Part One: Taking rationalism seriously

In the Cells of the Eggplant aims to level up rationality. As a first step, we need to understand how and when and why rationality works. Rationalism is a theory about that. “Taking it seriously” implies investigating whether the theory is correct. We’ll find it isn’t.

We need a better understanding of rationality. Fortunately, one is available, and Part Three of The Eggplant explains it. So why not just start there?

Rationalism is the familiar, taken-for-granted understanding of rationality, accepted without much thought by most technical professionals. You learned it—largely by osmosis—in high school science classes. It’s simple and it makes sense. It’s a good-enough explanation of how you solved assigned coursework problems as an undergraduate. It’s uncommon to notice it’s not a good description of your experience of using rationality on the job, in the real world, after leaving school.

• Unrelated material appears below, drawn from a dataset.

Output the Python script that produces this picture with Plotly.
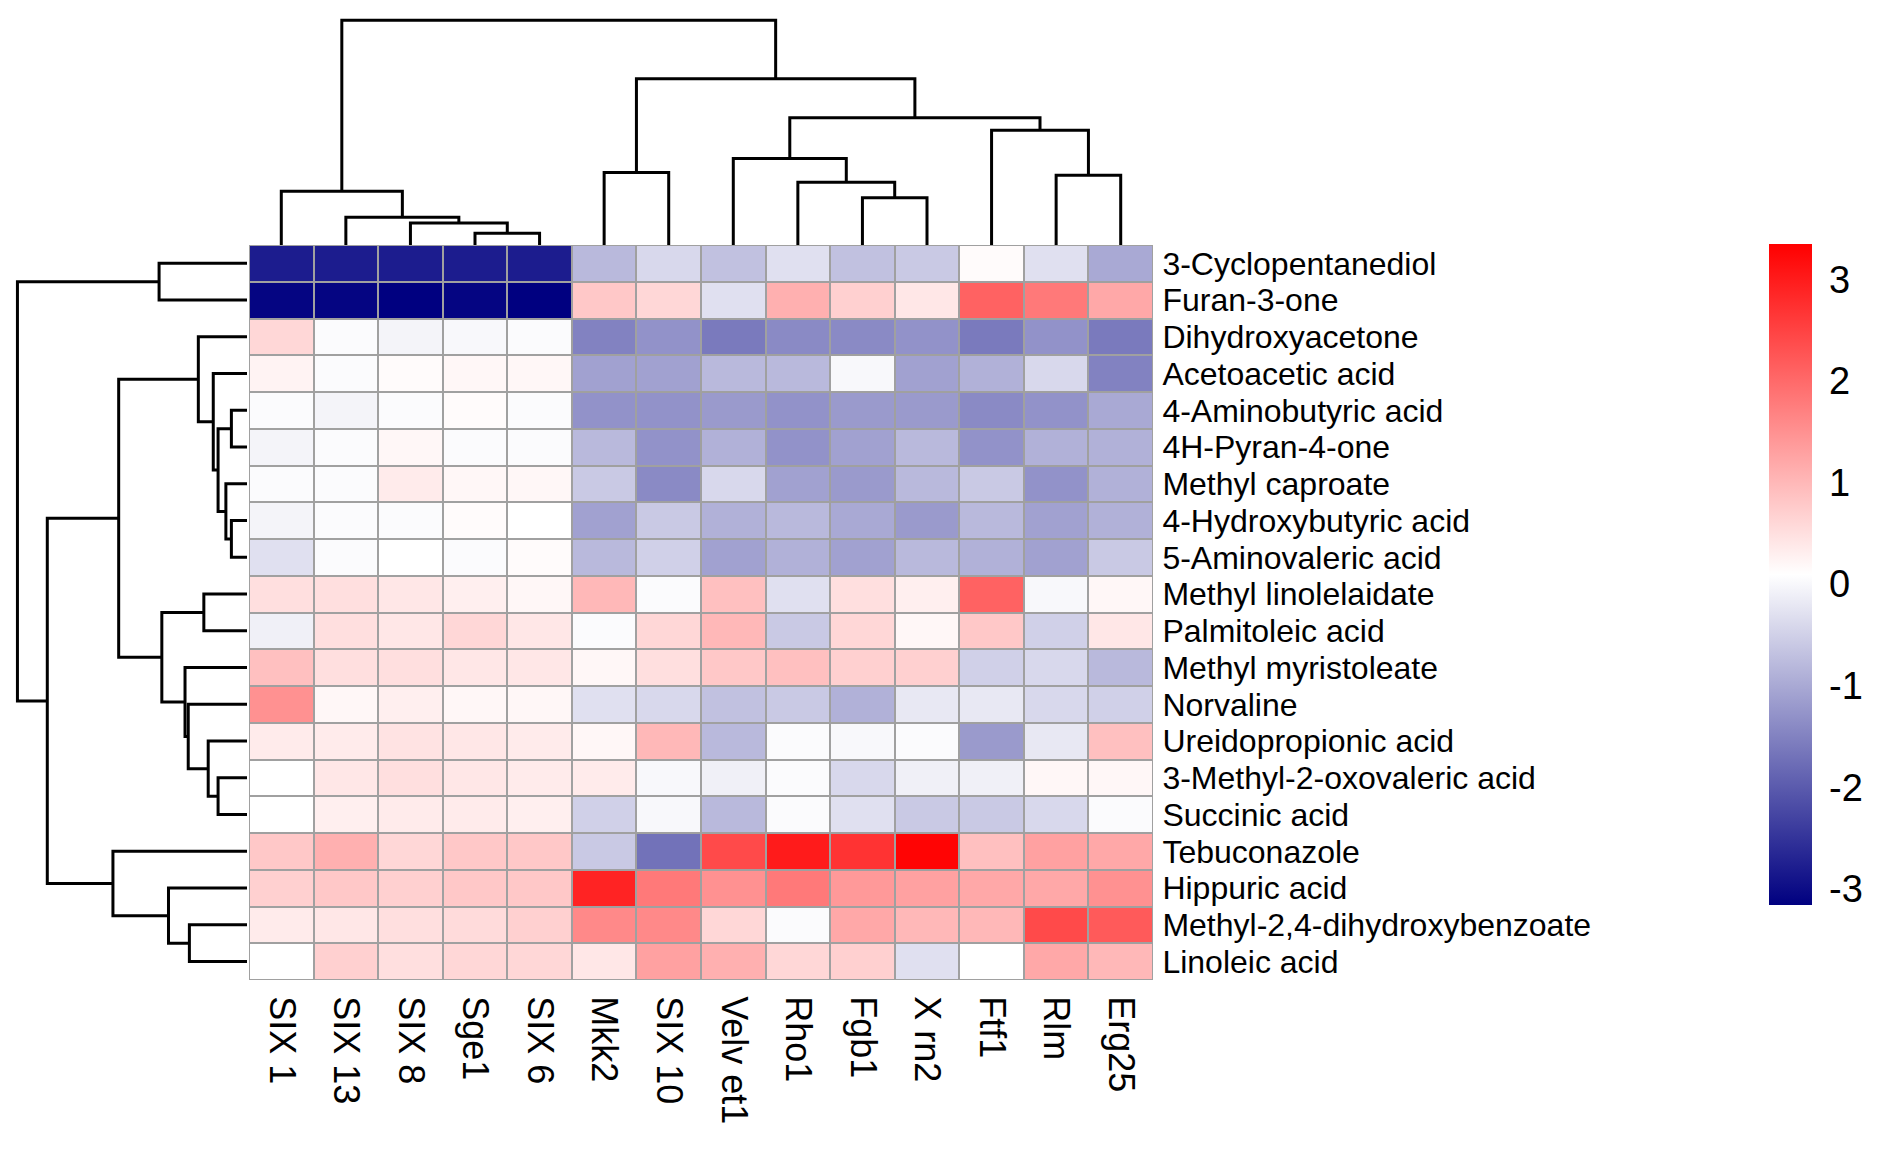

The Eggplant’s explanation of rationality is quite different, not just in content, but in “feel.” It relies on concepts you may not have encountered before, and that may seem strange or even repellent at first. If you jumped straight into Part Three, you might find its explanations alien, implausible, and complex in comparison with rationalism. The natural reaction: “this is weird nonsense; why not just rationalism?”

“Why not just rationalism” is half the agenda of Part One. Until one accepts that rationalism faces serious unresolved problems, not just as a philosophical theory but as a guide to practice, it’s difficult to take any alternative seriously.

Happily, it turns out that the specific ways rationalism is wrong point straight at a better understanding. That’s the other half of the agenda: causal diagnosis of rationalism’s many failure modes. That guides the construction of the alternative.

A pattern emerges: the overall reason rationalism can’t work. Every rationalist theory gets wrecked, in stormy seas of counterexamples, on the black reef of nebulosity.

This implies that the relationship between crisp rational systems and nebulous reality is key to understanding how and when and why rationality works. That leads naturally to the quite different understanding in Part Three.

The structure of Part One

The first three chapters of Part One are preliminary. They provide definitions of the subject matter, and introduce needed concepts. They also explain what sort of explanation The Eggplant aims for. It is not cognitive science, philosophy, or history. It is practical, not theoretical—although it often has to address theories, to dispel misconceptions that are misleading for practice.

Most of Part One works through a series of increasingly sophisticated, standard rationalist models that try to explain what it means to believe a true fact. That is a fundamental question for rationalism.

The aim here is not to conclusively refute these theories—because it is uncontroversial that each does fail. Rather, we will examine each in enough detail to find its root problem. Then it becomes plausible that no similar model can work. That suggests we need some quite different story.

Part One poses a potential danger. For many skilled in the use of technical rationality, rationalism is an important part of personal identity. Coming to understand how it is mistaken and sometimes harmful can be emotionally devastating. “Bypassing post-rationalist nihilism,” at the end of Part One, explains how to avoid that shock. If the first twinges of doubt in rationalism induce vertigo, it may be good to skip ahead to read that.